What happened: IBM Think rounded up a grab-bag of expert predictions for 2026: more agentic capabilities, more “do it with less” hardware obsession, and a lot of people politely admitting that just making the model bigger is getting old.
Why it matters: The through-line is that AI leadership shifts from raw model scale to the systems around it—deployment, tooling, security, and the efficiency tricks that make scarce compute feel less scarce (or at least make the invoice easier to explain).
Wider context: If 2025 was “throw GPUs at it,” 2026 is “optimize like your budget depends on it,” with edge AI, specialized accelerators, and hardware-aware models positioned as the next scaling strategy.
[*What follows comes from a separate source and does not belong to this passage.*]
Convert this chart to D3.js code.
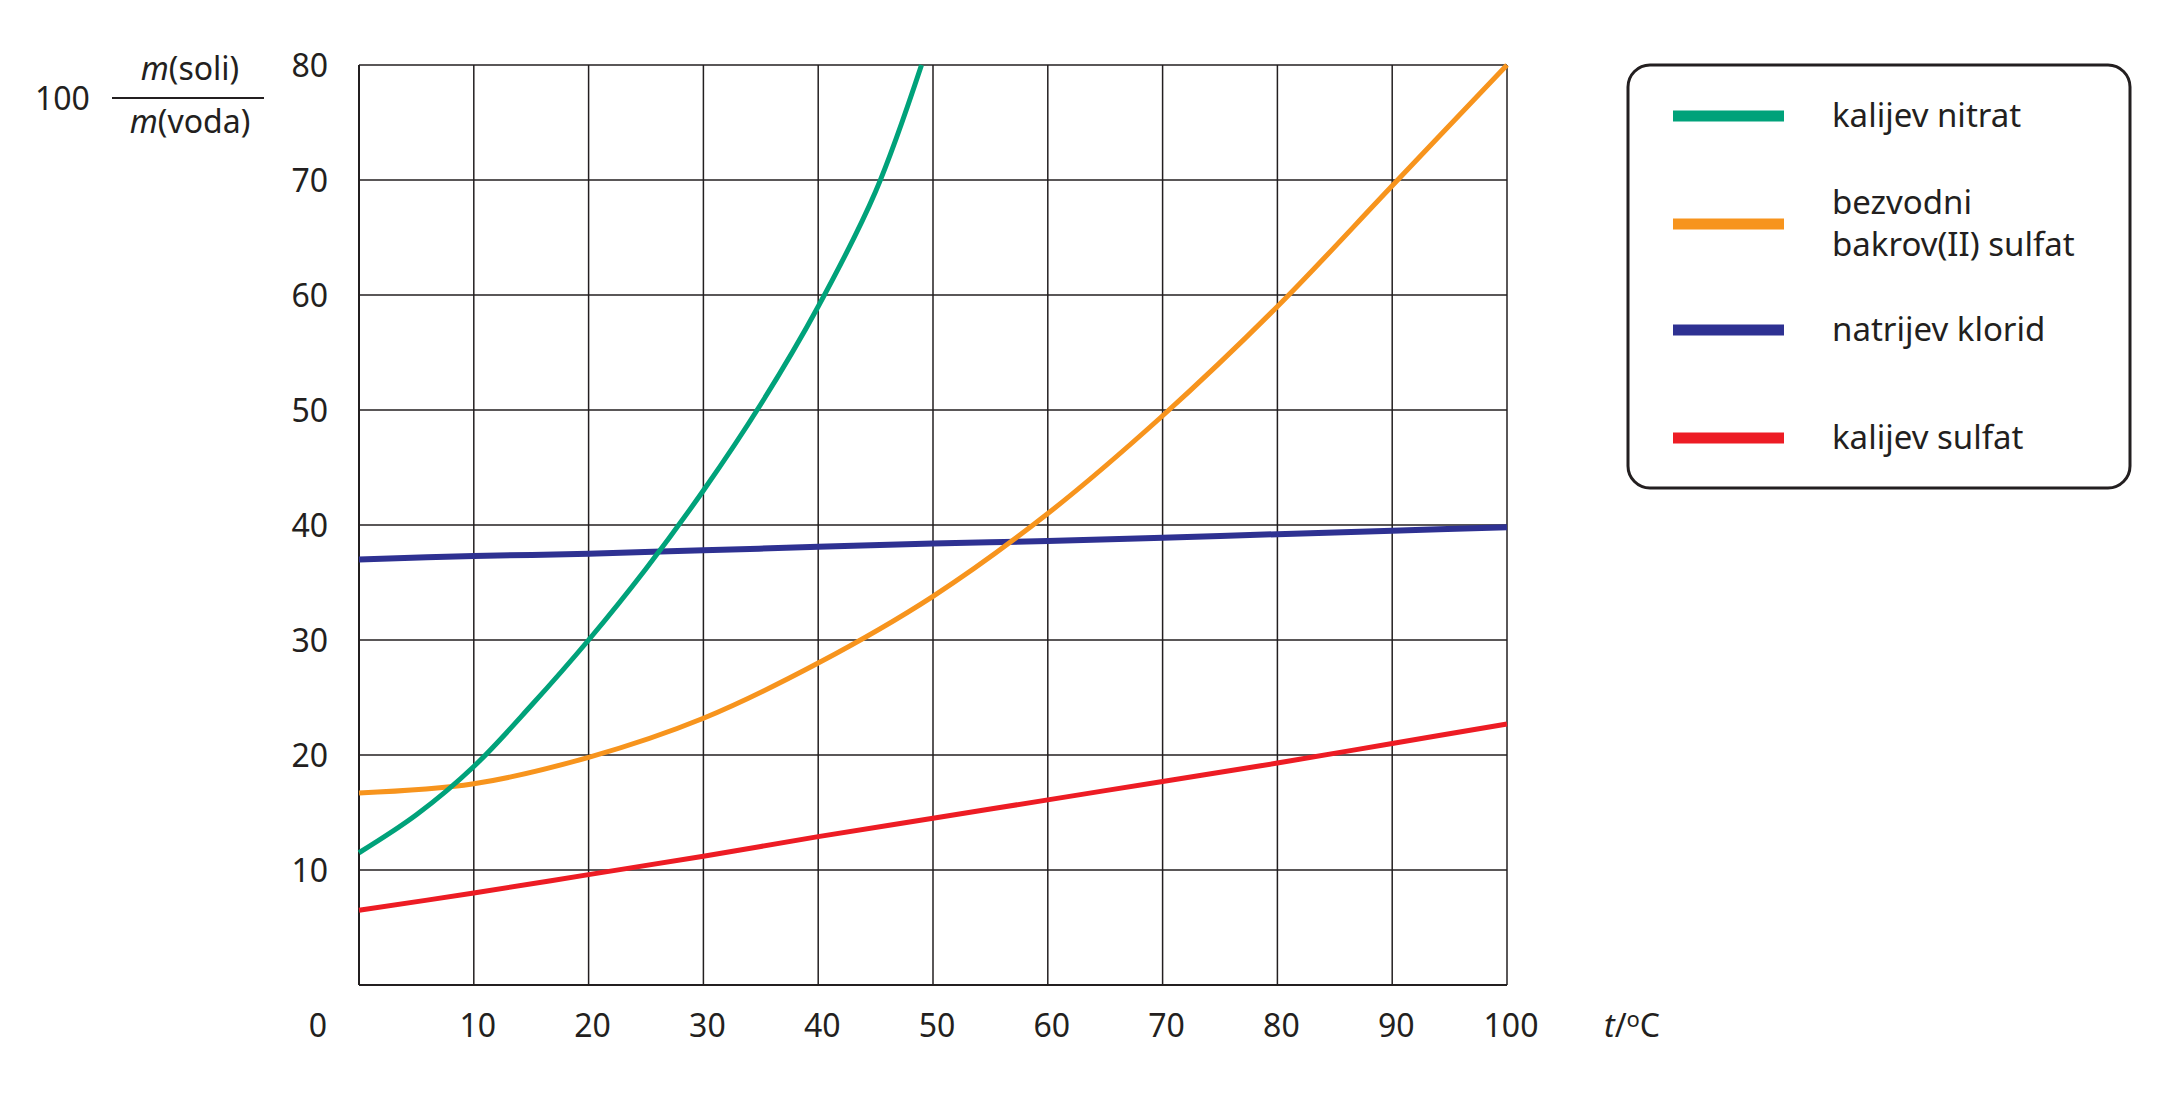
<!DOCTYPE html>
<html><head><meta charset="utf-8">
<script src="https://cdn.jsdelivr.net/npm/d3@7"></script>
<style>
body{margin:0;background:#fff;}
text{font-family:"Noto Sans","Open Sans",sans-serif;fill:#231f20;}
</style></head>
<body><svg id="chart" width="2168" height="1103"></svg>
<script>
var temps = [0, 10, 20, 30, 40, 50, 60, 70, 80, 90, 100];
var xTicks = [10, 20, 30, 40, 50, 60, 70, 80, 90, 100];
var yTicks = [10, 20, 30, 40, 50, 60, 70, 80];

var kno3T = [0, 5, 10, 15, 20, 25, 30, 35, 40, 45, 49];
var kno3V = [11.5, 14.8, 19, 24.3, 30, 36.2, 43, 50.5, 59, 69, 80];
var cuso4V = [16.7, 17.5, 19.8, 23.2, 28, 33.8, 41, 49.5, 59, 69.5, 80];
var naclV = [37, 37.3, 37.5, 37.8, 38.1, 38.4, 38.6, 38.9, 39.2, 39.5, 39.8];
var k2so4V = [6.5, 8.0, 9.6, 11.2, 12.9, 14.5, 16.1, 17.7, 19.3, 21.0, 22.7];

var seriesNames = ["kalijev nitrat", ["bezvodni", "bakrov(II) sulfat"], "natrijev klorid", "kalijev sulfat"];
var seriesColors = ["#00a27a", "#f7941d", "#2e3192", "#ed1c24"];

var svg = d3.select("#chart");
var x = d3.scaleLinear().domain([0, 100]).range([359, 1507]);
var y = d3.scaleLinear().domain([0, 80]).range([985, 65]);

var grid = svg.append("g");
grid.selectAll(".v").data(xTicks).enter().append("line")
  .attr("x1", x).attr("x2", x).attr("y1", y(0)).attr("y2", y(80))
  .attr("stroke", "#231f20").attr("stroke-width", 1.5);
grid.selectAll(".h").data(yTicks).enter().append("line")
  .attr("y1", y).attr("y2", y).attr("x1", x(0)).attr("x2", x(100))
  .attr("stroke", "#231f20").attr("stroke-width", 1.5);
grid.append("line").attr("x1", x(0)).attr("x2", x(0)).attr("y1", y(0)).attr("y2", y(80)).attr("stroke", "#231f20").attr("stroke-width", 2);
grid.append("line").attr("x1", x(0)).attr("x2", x(100)).attr("y1", y(0)).attr("y2", y(0)).attr("stroke", "#231f20").attr("stroke-width", 2);

svg.selectAll(".yl").data(yTicks).enter().append("text")
  .attr("x", 328).attr("y", function(d){ return y(d) + 12; })
  .attr("text-anchor", "end").attr("font-size", 32).text(function(d){ return d; });
svg.selectAll(".xl").data(xTicks).enter().append("text")
  .attr("x", function(d){ return x(d) + 4; }).attr("y", 1037)
  .attr("text-anchor", "middle").attr("font-size", 32).text(function(d){ return d; });
svg.append("text").attr("x", 318).attr("y", 1037).attr("text-anchor", "middle").attr("font-size", 32).text("0");

var xl = svg.append("text").attr("x", 1604).attr("y", 1037).attr("font-size", 32);
xl.append("tspan").attr("font-style", "italic").text("t");
xl.append("tspan").text("/");
xl.append("tspan").attr("font-size", 22).attr("dy", -10).text("o");
xl.append("tspan").attr("dy", 10).text("C");

svg.append("text").attr("x", 35).attr("y", 110).attr("font-size", 32).text("100");
var num = svg.append("text").attr("x", 190).attr("y", 80).attr("text-anchor", "middle").attr("font-size", 32);
num.append("tspan").attr("font-style", "italic").text("m");
num.append("tspan").text("(soli)");
var den = svg.append("text").attr("x", 190).attr("y", 133).attr("text-anchor", "middle").attr("font-size", 32);
den.append("tspan").attr("font-style", "italic").text("m");
den.append("tspan").text("(voda)");
svg.append("line").attr("x1", 112).attr("x2", 264).attr("y1", 98).attr("y2", 98).attr("stroke", "#231f20").attr("stroke-width", 2);

var line = d3.line().x(function(d){ return x(d[0]); }).y(function(d){ return y(d[1]); }).curve(d3.curveCatmullRom);
var series = [
  d3.zip(kno3T, kno3V), d3.zip(temps, cuso4V), d3.zip(temps, naclV), d3.zip(temps, k2so4V)
];
var order = [3, 2, 1, 0];
order.forEach(function(i){
  svg.append("path").datum(series[i]).attr("d", line).attr("fill", "none")
    .attr("stroke", seriesColors[i]).attr("stroke-width", i === 2 ? 6 : 5);
});

var lg = svg.append("g");
lg.append("rect").attr("x", 1628).attr("y", 65).attr("width", 502).attr("height", 423).attr("rx", 22)
  .attr("fill", "none").attr("stroke", "#231f20").attr("stroke-width", 3);
var rowY = [116, 224, 330, 438];
seriesNames.forEach(function(n, i){
  lg.append("line").attr("x1", 1673).attr("x2", 1784).attr("y1", rowY[i]).attr("y2", rowY[i])
    .attr("stroke", seriesColors[i]).attr("stroke-width", 11);
  var lines = Array.isArray(n) ? n : [n];
  lines.forEach(function(s, j){
    lg.append("text").attr("x", 1832).attr("y", rowY[i] + 11 + (j - (lines.length - 1) / 2) * 42)
      .attr("font-size", 33).text(s);
  });
});
</script></body></html>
Background: IBM also points to quantum computing progress (and the growing overlap with AI tooling) as a looming milestone—because apparently we needed *another* compute paradigm to argue about in meetings.
The trends that will shape AI and tech in 2026 — IBM
Singularity Soup Take: The industry is quietly swapping “scale everything” for “engineer everything,” which is great news for systems people and terrible news for anyone whose entire moat was a bigger parameter count and a louder keynote.
Key Takeaways:
- Efficiency Scaling: IBM’s experts argue the next gains come from hardware-aware models, new accelerator strategies, and edge optimizations—because GPUs are still king, but kings are expensive and supply chains have opinions.
- Systems Win: The predictions emphasize systems and integration over model bragging rights: the winners make AI usable, governable, and secure in real workflows, not just impressive in a demo.
- Quantum Tease: IBM highlights continuing quantum milestones and convergence with AI developer tools, framing quantum as a future unlock for tough optimization and discovery problems—pending reality’s usual schedule slippage.